Darrell Wallace Jr. saw his No. 43 car’s new colors for the first time Tuesday morning. His team owner, NASCAR legend Richard Petty, remarked how he liked the varied shades of blue, a color that’s been a family racing tradition for decades, as he helped unveil the ride at the NASCAR Hall of Fame.
The ongoing search for new sponsorship hues in the sport’s top levels still demands diligence, but Wallace’s winsome personality has helped bring new companies to the negotiating table. The newest is World Wide Technology, a St. Louis-based tech solutions provider, which has signed on with Richard Petty Motorsports for a six-race deal.
Besides the influx of financial help, RPM also stands to benefit from their new partner’s background in engineering and data processing. What WWT receives from the agreement is prime exposure alongside one of NASCAR’s most iconic car numbers and a closer connection with one of the sport’s most charismatic young drivers in Wallace.

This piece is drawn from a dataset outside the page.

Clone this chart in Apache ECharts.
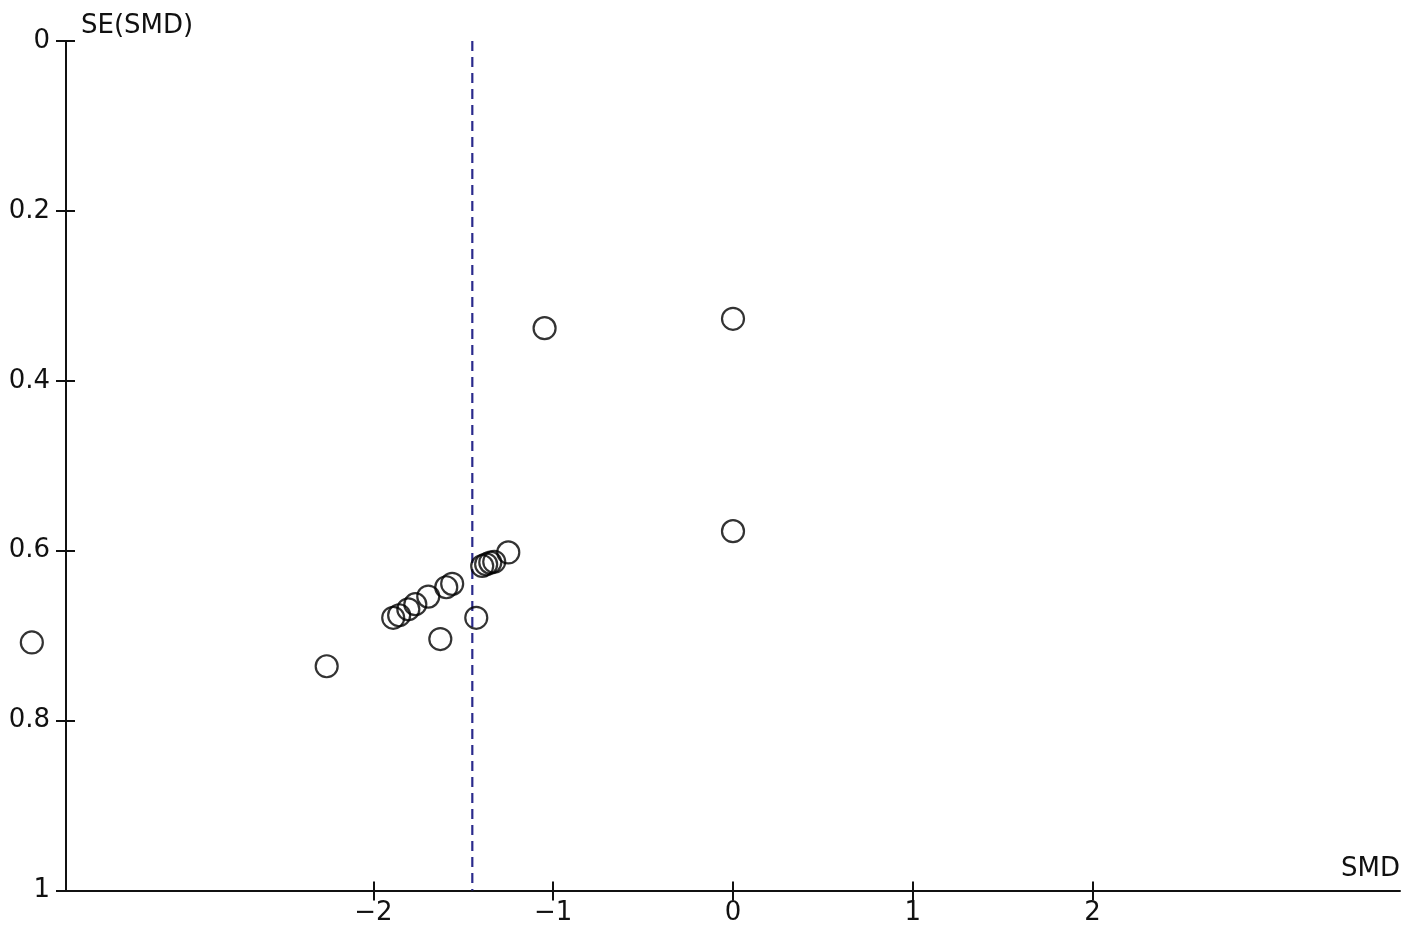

“We try to do everything off the race track, on the race track,” said Wallace, who has maintained a rollicking social media presence throughout his career’s progression. “We’ve got a great sales team back at the shop that has worked their tails off to pitch to anybody and everybody to get some colors on these cars for the races we didn’t have, and it’s starting to come through. Leading laps, we led laps two days ago at Talladega. That was great. Back at Bristol when we took the lead there for a strong performance, so we’re getting better and better each and every weekend.”
Matt Horner, WWT’s Senior VP for Global Sales, said that the team’s glimmers of performance helped sweeten the deal, but that Wallace’s level of engagement was a difference-maker. Horner said both Petty and the 24-year-old rookie visited the company’s headquarters in January and met with WWT representatives again before last month’s race at Texas Motor Speedway.
Horner said those personal interactions, plus Wallace’s outpouring of emotion after strong runs earlier in the season, were endearing.
“What we like is that authentic personality,” Horner said. “There isn’t anything stale or fake about it, it’s just he’s just open and vulnerable with his emotions, which is also a good thing. I think it takes a strong character to be able to share what he shared after Bristol and even Daytona. We like that kind of energy.”
Brian Moffitt, RPM’s Chief Executive Officer, said that having one of stock-car racing’s most vibrant personalities behind the wheel has been an organizational boon. And Moffitt’s claim that Petty andWallace share similar traits in their connection to fans holds water, as both driver and team owner dutifully signed autographs in the moments after Tuesday’s announcement.
“It’s actually a blessing,” Moffitt said. “To have Bubba and what he does with social media and the way he interacts with the fans is a lot of the way Richard interacts with the fans. So it’s been a real joy to see that. I think Richard’s fans are Bubba’s fans, and vice versa, and we’re picking up a lot of new fans because of it.
“Folks really want to see that 43 car on the race track and see it do well, and Bubba has proven that he has the ability to do it. I think our team has proven we have the ability to put a good car under him, and now with this new partnership with World Wide Technology, hopefully we’ll just get that much better.”